> [DIRECTIVE] Your task is to retype, word for word, the lines from the start of the data through the line holding "from matplotlib.transforms import". Do not include the pictures.

> [DATA EXCERPT]
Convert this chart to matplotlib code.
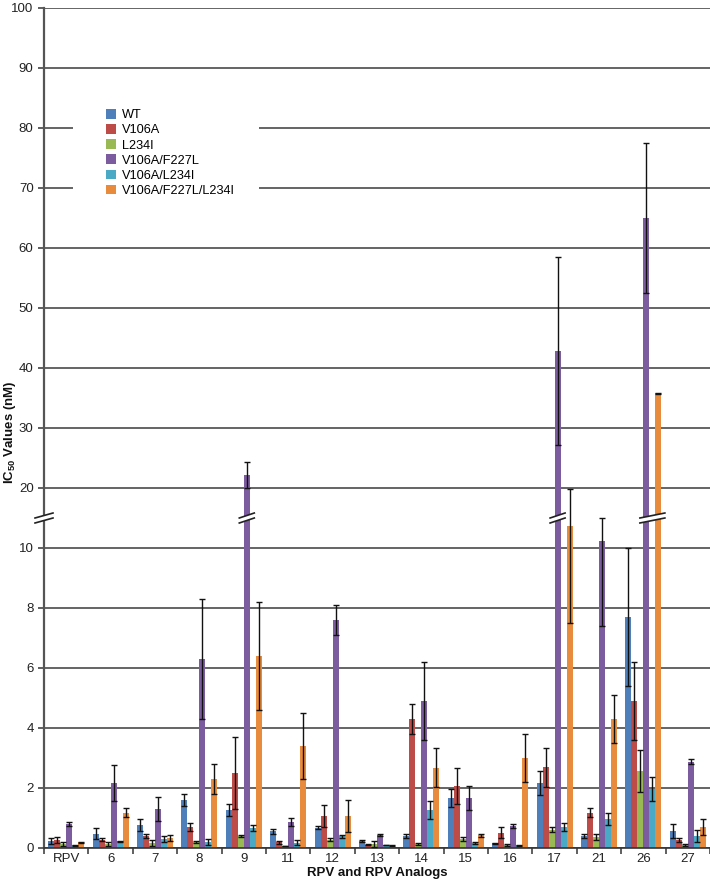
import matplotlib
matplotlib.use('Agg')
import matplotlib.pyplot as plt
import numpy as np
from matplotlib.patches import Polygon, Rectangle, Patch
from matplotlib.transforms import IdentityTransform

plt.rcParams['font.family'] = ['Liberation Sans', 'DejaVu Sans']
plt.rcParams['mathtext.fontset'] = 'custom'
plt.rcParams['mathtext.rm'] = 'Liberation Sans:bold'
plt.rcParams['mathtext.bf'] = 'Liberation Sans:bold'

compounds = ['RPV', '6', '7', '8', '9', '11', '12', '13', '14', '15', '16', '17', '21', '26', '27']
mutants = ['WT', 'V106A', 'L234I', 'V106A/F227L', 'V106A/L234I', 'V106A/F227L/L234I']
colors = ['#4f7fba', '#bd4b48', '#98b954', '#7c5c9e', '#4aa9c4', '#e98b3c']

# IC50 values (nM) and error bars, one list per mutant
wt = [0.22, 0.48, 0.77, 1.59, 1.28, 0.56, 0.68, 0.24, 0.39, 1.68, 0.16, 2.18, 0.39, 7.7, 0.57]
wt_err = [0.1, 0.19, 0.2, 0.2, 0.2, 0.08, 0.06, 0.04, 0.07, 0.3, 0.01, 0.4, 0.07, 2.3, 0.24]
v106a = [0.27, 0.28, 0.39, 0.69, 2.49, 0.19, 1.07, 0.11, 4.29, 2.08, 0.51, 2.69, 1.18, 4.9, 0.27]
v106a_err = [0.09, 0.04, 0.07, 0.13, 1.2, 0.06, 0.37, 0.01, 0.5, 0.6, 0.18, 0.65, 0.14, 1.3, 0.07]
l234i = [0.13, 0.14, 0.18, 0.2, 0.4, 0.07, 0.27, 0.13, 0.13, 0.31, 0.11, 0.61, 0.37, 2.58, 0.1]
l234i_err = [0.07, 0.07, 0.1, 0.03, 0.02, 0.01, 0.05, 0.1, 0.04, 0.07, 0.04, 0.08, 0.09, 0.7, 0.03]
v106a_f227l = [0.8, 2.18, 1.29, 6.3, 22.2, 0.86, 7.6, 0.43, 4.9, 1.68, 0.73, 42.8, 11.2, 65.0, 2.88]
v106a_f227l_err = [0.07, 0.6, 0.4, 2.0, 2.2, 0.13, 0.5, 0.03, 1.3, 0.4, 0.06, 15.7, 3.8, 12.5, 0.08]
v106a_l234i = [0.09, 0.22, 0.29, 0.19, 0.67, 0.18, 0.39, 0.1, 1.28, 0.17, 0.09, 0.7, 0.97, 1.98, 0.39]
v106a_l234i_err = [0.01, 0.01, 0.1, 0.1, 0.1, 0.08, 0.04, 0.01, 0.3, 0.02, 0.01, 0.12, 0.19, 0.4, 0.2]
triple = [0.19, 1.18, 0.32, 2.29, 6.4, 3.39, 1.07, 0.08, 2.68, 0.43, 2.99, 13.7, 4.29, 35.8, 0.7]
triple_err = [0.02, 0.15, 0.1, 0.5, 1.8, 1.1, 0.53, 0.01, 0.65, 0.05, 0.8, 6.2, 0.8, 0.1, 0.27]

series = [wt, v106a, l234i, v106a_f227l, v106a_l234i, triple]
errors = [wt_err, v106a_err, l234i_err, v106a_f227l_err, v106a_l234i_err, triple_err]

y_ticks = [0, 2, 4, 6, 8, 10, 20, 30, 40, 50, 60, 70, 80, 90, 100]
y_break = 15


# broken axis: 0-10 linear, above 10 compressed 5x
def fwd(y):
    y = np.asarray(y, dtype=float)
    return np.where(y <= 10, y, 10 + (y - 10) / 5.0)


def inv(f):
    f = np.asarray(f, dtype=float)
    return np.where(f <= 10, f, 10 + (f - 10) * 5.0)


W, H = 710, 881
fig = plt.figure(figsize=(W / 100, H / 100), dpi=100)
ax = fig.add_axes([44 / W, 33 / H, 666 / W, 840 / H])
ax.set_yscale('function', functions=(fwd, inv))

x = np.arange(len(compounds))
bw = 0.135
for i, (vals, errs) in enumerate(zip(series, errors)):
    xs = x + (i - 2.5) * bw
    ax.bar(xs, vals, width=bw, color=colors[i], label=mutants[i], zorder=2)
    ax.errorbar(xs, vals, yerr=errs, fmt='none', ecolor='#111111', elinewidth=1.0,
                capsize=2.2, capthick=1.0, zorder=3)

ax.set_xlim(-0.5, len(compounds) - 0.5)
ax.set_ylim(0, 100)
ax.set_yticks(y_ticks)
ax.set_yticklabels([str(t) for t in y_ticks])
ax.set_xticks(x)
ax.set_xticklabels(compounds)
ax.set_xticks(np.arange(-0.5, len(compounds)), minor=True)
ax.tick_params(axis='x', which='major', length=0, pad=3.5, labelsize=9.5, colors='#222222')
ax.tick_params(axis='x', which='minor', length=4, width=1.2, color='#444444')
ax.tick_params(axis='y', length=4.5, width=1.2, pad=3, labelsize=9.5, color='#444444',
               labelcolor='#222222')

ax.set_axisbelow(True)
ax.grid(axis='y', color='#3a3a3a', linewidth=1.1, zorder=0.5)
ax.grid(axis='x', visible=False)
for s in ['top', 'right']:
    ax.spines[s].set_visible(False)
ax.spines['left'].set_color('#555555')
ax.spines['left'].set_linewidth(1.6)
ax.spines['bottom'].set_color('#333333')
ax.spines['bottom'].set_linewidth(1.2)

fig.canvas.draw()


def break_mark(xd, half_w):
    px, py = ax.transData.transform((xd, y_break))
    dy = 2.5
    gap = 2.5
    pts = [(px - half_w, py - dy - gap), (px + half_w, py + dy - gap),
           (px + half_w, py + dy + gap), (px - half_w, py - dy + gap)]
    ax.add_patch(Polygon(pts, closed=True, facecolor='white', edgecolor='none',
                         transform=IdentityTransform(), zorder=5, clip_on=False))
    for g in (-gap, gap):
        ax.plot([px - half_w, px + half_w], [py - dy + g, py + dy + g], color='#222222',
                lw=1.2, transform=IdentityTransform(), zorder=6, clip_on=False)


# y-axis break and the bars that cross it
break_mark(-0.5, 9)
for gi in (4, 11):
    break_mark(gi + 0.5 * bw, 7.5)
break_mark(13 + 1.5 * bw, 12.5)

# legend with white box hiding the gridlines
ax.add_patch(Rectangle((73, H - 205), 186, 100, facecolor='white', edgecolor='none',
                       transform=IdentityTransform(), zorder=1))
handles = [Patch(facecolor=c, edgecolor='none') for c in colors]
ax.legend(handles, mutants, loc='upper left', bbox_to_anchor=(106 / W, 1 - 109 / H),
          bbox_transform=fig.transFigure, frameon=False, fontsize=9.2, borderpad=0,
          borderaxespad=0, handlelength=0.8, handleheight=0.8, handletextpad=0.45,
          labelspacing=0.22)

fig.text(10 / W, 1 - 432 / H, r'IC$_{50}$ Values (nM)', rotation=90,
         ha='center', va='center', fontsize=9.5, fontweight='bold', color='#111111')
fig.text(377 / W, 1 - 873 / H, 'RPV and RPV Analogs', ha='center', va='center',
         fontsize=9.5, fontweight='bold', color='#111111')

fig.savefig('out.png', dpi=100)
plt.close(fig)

> [RESPONSE]
Convert this chart to matplotlib code.
import matplotlib
matplotlib.use('Agg')
import matplotlib.pyplot as plt
import numpy as np
from matplotlib.patches import Polygon, Rectangle, Patch
from matplotlib.transforms import IdentityTransform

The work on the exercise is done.